El afeitado ha sido una constante de la temporada
Entre el rumor y la evidencia, la temporada taurina de 1979 se ha cerrado con una conclusión alarmante: han saltado a los ruedos tantos toros afeitados como en las épocas de mayor fraude de toda la historia del toreo.
Los cronistas solemos utilizar una frase hecha para las corridas llamativamente despuntadas: «Los toros eran sospechosamente romos.» En realidad -quizá por imperativos del subconsciente- admitimos el margen de error, para no creernos que la autoridad, es decir, todo el aparato que el Ministerio del Interior mueve para supervisar, vigilar, dirigir los festejos taurinos, no acaba de detectar la corruptela.Las cautelas y las sanciones que el reglamento taurino vigente prevé para combatir el afeitado es obvio que son insuficientes. Dice, al respecto, que en el reconocimiento de las reses previo a la corrida serán rechazadas aquellas cuyas astas aparezcan mermadas. A veces se hace, pero el caso contrario ha sido la tónica en 1979. La multa resulta insuficiente, pues nadie escarmienta. Además, la norma es que se multe a quien posiblemente menos culpa tiene porque el ganadero es siempre el sancionado. El ganadero es la percha de los golpes. Frecuentemente con verdadera injusticia, pues una vez embarcada la corrida, los afeitadores tienen procedimientos sobrados para burlar al mayoral encargado de acompañarla y vigilarla.
Cuando un atentado de este tipo se produce -¿no es un atentado afeitar toros?- parece lógico preguntarse a quién beneficia, pues seguramente él será encubridor, inductor o culpable. En las reuniones para la reforma del reglamento, Antonio García-Ramos, que representaba a la Federación de Asociaciones Taurinas, hizo una propuesta inteligente: «No fijemos multas a priori; al ganadero, como se hace aún; al empresario, como algunos creen más oportuno, o al torero, como otros consideran adecuado. Lo que debe hacerse, y pues está encargado el Ministerio del Interior de que se cumpla el reglamento, es que cuando haya sospecha de afeitado se abra una investigación y que la policía averigüe quién es el culpable. A éste será, entonces, a quien habrá que sancionar.» El presidente de la comisión, alto cargo de la Dirección General de Seguridad, intervino: «No sé si le he entendido bien: ¿quiere usted decir que ante la sospecha de afeitado debe intervenir la policía y descubrir al culpable?» «Exactamente», repuso García-Ramos, «eso es precisamente lo que quiero decir.» Concluyó el presidente: «¡Qué cosas tiene don Antonio!».

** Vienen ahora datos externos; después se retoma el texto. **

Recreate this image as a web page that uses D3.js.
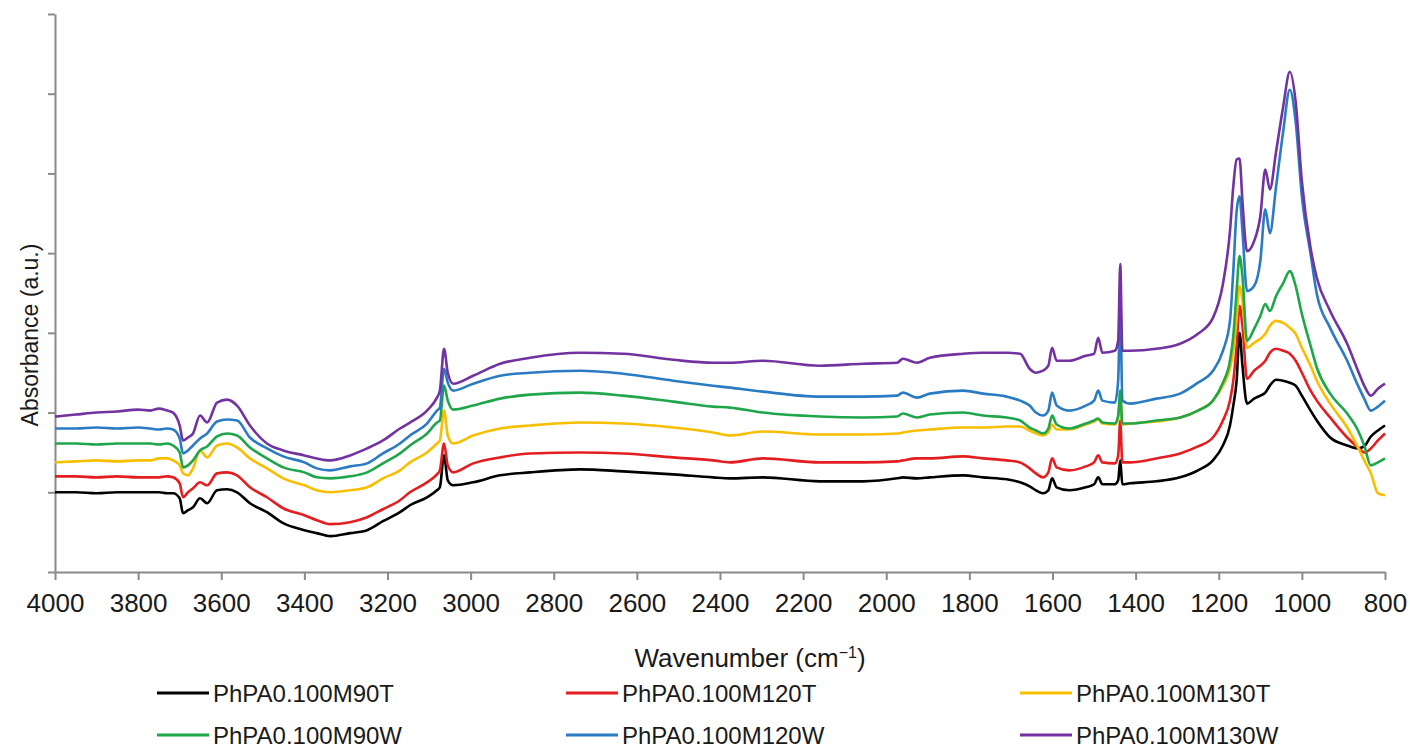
<!DOCTYPE html>
<html>
<head>
<meta charset="utf-8">
<script src="https://cdn.jsdelivr.net/npm/d3@7"></script>
<style>
  body { margin: 0; background: #fff; }
  svg { display: block; font-family: "Liberation Sans", Arial, sans-serif; }
</style>
</head>
<body>
<div id="chart"></div>
<script>
"use strict";
// wavenumbers (cm-1), shared by all spectra
const wavenumbers = [
    4000, 3950, 3900, 3850, 3800, 3771, 3750, 3730, 3716, 3700,
    3692, 3680, 3668, 3651, 3634, 3610, 3586, 3562, 3531, 3490,
    3451, 3400, 3370, 3338, 3290, 3249, 3211, 3170, 3146, 3105,
    3081, 3074, 3064, 3055, 3042, 2994, 2929, 2857, 2737, 2633,
    2513, 2417, 2376, 2297, 2160, 2056, 1974, 1960, 1926, 1895,
    1815, 1767, 1710, 1678, 1655, 1640, 1623, 1610, 1601, 1590,
    1560, 1520, 1500, 1490, 1480, 1450, 1442, 1437, 1432, 1414,
    1350, 1293, 1250, 1214, 1190, 1173, 1165, 1157, 1150, 1143,
    1132, 1115, 1100, 1088, 1077, 1062, 1045, 1029, 1015, 1000,
    979, 964, 932, 891, 865, 850, 834, 817, 800
];
// absorbance, arbitrary units (offset stacked spectra)
const m90T = [
    80, 80, 79, 80, 80, 80, 80, 79, 79, 74,
    59, 62, 65, 74, 69, 82, 83, 80, 69, 60,
    49, 42, 39, 36, 39, 42, 51, 60, 67, 75,
    82, 85, 117, 92, 87, 90, 97, 100, 103, 101,
    98, 95, 94, 95, 91, 91, 94, 95, 94, 95,
    97, 95, 93, 90, 86, 82, 79, 82, 94, 85,
    82, 85, 88, 95, 88, 88, 92, 112, 88, 89,
    91, 95, 102, 112, 127, 147, 167, 192, 240, 207,
    169, 174, 177, 180, 187, 193, 192, 190, 187, 177,
    162, 152, 135, 127, 124, 126, 136, 142, 147
];
const m120T = [
    96, 96, 95, 96, 95, 95, 95, 96, 95, 89,
    75, 80, 84, 90, 87, 99, 100, 97, 85, 75,
    64, 57, 52, 48, 50, 55, 63, 72, 80, 90,
    98, 102, 129, 107, 100, 109, 115, 119, 120, 119,
    115, 112, 110, 114, 110, 110, 111, 112, 114, 114,
    116, 114, 112, 110, 104, 99, 95, 100, 114, 105,
    102, 106, 110, 117, 110, 109, 117, 152, 110, 110,
    114, 119, 126, 135, 152, 172, 192, 227, 267, 247,
    194, 202, 207, 212, 220, 224, 222, 219, 212, 200,
    182, 172, 155, 135, 125, 120, 124, 132, 139
];
const m130T = [
    110, 111, 112, 111, 112, 112, 114, 114, 112, 107,
    99, 97, 104, 122, 115, 127, 129, 125, 114, 104,
    94, 87, 82, 80, 82, 85, 94, 102, 110, 120,
    129, 132, 162, 137, 129, 137, 144, 147, 150, 149,
    145, 140, 137, 141, 138, 138, 139, 140, 142, 143,
    145, 145, 146, 146, 142, 139, 137, 140, 148, 143,
    143, 148, 151, 153, 149, 148, 154, 174, 148, 149,
    151, 155, 162, 172, 187, 204, 222, 254, 287, 272,
    225, 230, 234, 239, 247, 252, 250, 245, 239, 225,
    207, 192, 169, 145, 125, 112, 99, 79, 77
];
const m90W = [
    129, 129, 128, 129, 129, 129, 128, 129, 127, 120,
    105, 107, 112, 122, 126, 136, 139, 137, 125, 114,
    105, 100, 95, 94, 96, 100, 109, 119, 127, 139,
    150, 152, 187, 172, 163, 167, 174, 178, 180, 177,
    171, 166, 165, 160, 156, 155, 156, 159, 155, 158,
    160, 157, 155, 152, 145, 142, 139, 144, 157, 148,
    144, 149, 152, 154, 150, 149, 157, 182, 149, 149,
    152, 155, 162, 172, 190, 212, 237, 282, 317, 297,
    232, 244, 257, 269, 262, 277, 290, 302, 287, 259,
    227, 205, 179, 159, 142, 127, 107, 110, 114
];
const m120W = [
    144, 144, 145, 144, 145, 144, 143, 144, 143, 134,
    119, 122, 127, 134, 139, 151, 153, 152, 135, 124,
    116, 110, 104, 102, 106, 109, 119, 129, 137, 149,
    162, 165, 204, 190, 182, 189, 197, 200, 202, 199,
    192, 187, 185, 181, 176, 176, 177, 180, 175, 179,
    182, 179, 176, 172, 167, 160, 157, 162, 180, 167,
    162, 167, 172, 182, 172, 170, 192, 272, 172, 169,
    174, 179, 190, 202, 222, 252, 302, 362, 377, 342,
    282, 287, 312, 364, 340, 387, 442, 484, 452, 377,
    319, 279, 245, 212, 187, 174, 162, 166, 172
];
const m130W = [
    156, 158, 160, 161, 163, 162, 164, 162, 160, 147,
    132, 135, 139, 157, 150, 170, 173, 167, 147, 129,
    122, 117, 114, 112, 117, 124, 132, 144, 150, 162,
    175, 182, 224, 200, 189, 197, 209, 215, 220, 219,
    213, 210, 210, 212, 207, 209, 210, 214, 210, 215,
    219, 220, 220, 219, 204, 200, 202, 207, 225, 212,
    212, 217, 219, 235, 220, 222, 232, 309, 222, 222,
    224, 229, 239, 255, 289, 342, 387, 414, 415, 372,
    322, 332, 357, 404, 384, 422, 467, 502, 472, 392,
    325, 295, 262, 229, 202, 187, 177, 184, 189
];
const seriesNames = ["PhPA0.100M90T", "PhPA0.100M120T", "PhPA0.100M130T",
    "PhPA0.100M90W", "PhPA0.100M120W", "PhPA0.100M130W"];
const seriesValues = [m90T, m120T, m130T, m90W, m120W, m130W];
const seriesColors = ["#000000", "#e41e20", "#f7bf00", "#1fa64b", "#2a7bc1", "#7232a0"];
const xTicks = d3.range(4000, 799, -200);
const yTicks = d3.range(0, 561, 80);

const width = 1410, height = 748;
const plot = { left: 55, right: 1385, top: 14, bottom: 572 };

const svg = d3.select("#chart").append("svg")
    .attr("width", width)
    .attr("height", height)
    .attr("viewBox", `0 0 ${width} ${height}`);

const x = d3.scaleLinear().domain([4000, 800]).range([plot.left, plot.right]);
const y = d3.scaleLinear().domain([0, 560]).range([plot.bottom, plot.top]);

function styleAxis(g) {
    g.select(".domain").attr("stroke", "#8a8a8a").attr("stroke-width", 2);
    g.selectAll(".tick line").attr("stroke", "#8a8a8a").attr("stroke-width", 2);
    g.selectAll(".tick text").attr("fill", "#1a1a1a").style("font-size", "26px");
}

svg.append("g")
    .attr("transform", `translate(0,${plot.bottom})`)
    .call(d3.axisBottom(x).tickValues(xTicks).tickFormat(d3.format("d"))
        .tickSize(8).tickPadding(14).tickSizeOuter(0))
    .call(styleAxis);

svg.append("g")
    .attr("transform", `translate(${plot.left},0)`)
    .call(d3.axisLeft(y).tickValues(yTicks).tickFormat("").tickSize(7).tickSizeOuter(0))
    .call(styleAxis);

// spectra
const line = d3.line()
    .x((d, i) => x(wavenumbers[i]))
    .y(d => y(d))
    .curve(d3.curveMonotoneX);

svg.append("g").selectAll("path")
    .data(seriesValues)
    .join("path")
    .attr("fill", "none")
    .attr("stroke", (d, i) => seriesColors[i])
    .attr("stroke-width", 2.6)
    .attr("stroke-linejoin", "round")
    .attr("d", line);

// axis titles
svg.append("text")
    .attr("transform", "translate(38,335) rotate(-90)")
    .attr("text-anchor", "middle")
    .attr("fill", "#1a1a1a")
    .style("font-size", "23px")
    .text("Absorbance (a.u.)");

const xTitle = svg.append("text")
    .attr("x", 750)
    .attr("y", 667)
    .attr("text-anchor", "middle")
    .attr("fill", "#1a1a1a")
    .style("font-size", "26px");
xTitle.append("tspan").text("Wavenumber (cm");
xTitle.append("tspan").attr("dy", -9).style("font-size", "16px").text("\u22121");
xTitle.append("tspan").attr("dy", 9).text(")");

// legend, 3 columns x 2 rows
const legendCols = [157, 566, 1020];
const legendRows = [693, 735];
const legend = svg.append("g").selectAll("g")
    .data(seriesNames)
    .join("g")
    .attr("transform", (d, i) => `translate(${legendCols[i % 3]},${legendRows[Math.floor(i / 3)]})`);

legend.append("line")
    .attr("x1", 0).attr("x2", 52)
    .attr("stroke", (d, i) => seriesColors[i])
    .attr("stroke-width", 3);

legend.append("text")
    .attr("x", 56)
    .attr("dy", "0.36em")
    .attr("fill", "#1a1a1a")
    .style("font-size", "24px")
    .text(d => d);
</script>
</body>
</html>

De manera que punto. Pero el afeitado está ahí; los toros cornicortos, astigordos y romos (todo de una vez) son habituales en la mayoría de las ferias, y allí donde intervienen las figuras, con tanta asiduidad que se diría hubo epidemia, y además este fraude generalizado se produce en un momento crítico del espectáculo, donde tampoco se encuentran en activo esas figuras rutilantes de tiempos atrás que imponían a su capricho cuanto se les pasaba por la cabeza porque tenían fuerza para ello. En este caso no habría justificación, desde luego, pero explicación sí, de modo que aún extraña más la invasión de cornicortos-astigordos-romos que se ha producido esta temporada en los cosos españoles.
Ahora que la Administración parece decidida a contribuir a la difusión y quizá al apoyo económico del espectáculo, consciente de que la fiesta corre peligro y no se puede dejar perder, los estamentos más directamente interesados -ganaderos, empresarios, toreros- deben dar ejemplo y apoyar a esta tarea de saneamiento y promoción con generosidad y esfuerzo. Ya sería el colmo que cuando la fiesta toda hace agua por sus propias culpas, lejos de aprovechar la ocasión de coger la mano que se les tiende para salir a flote, se empeñaran en hundirse más.
Mucho más que cortar las astas
Conviene recordar qué pasa cuando se afeita a un toro. Primero es necesario inmovilizarlo. Ver al toro ensogado, con los ojos fuera de las órbitas, mientras araña el suelo del mueco con las pezuñas, derrota, brama, produce verdadero horror. Cuando se ha conseguido reducirlo, le cortan las astas unos centímetros; si resultó dañada la médula, se clava en ella una astilla, para taponarla y que no sangre. Luego el barbero lima, pule, redondea, bruñe, con el esmero y el estilo propios de cada especialista.El toro sale de la operación mutilado, dolorido, sin sentido de las distancias para cornear. Pero aún hay algo casi tan malo o quizá peor: queda psicológicamente deshecho.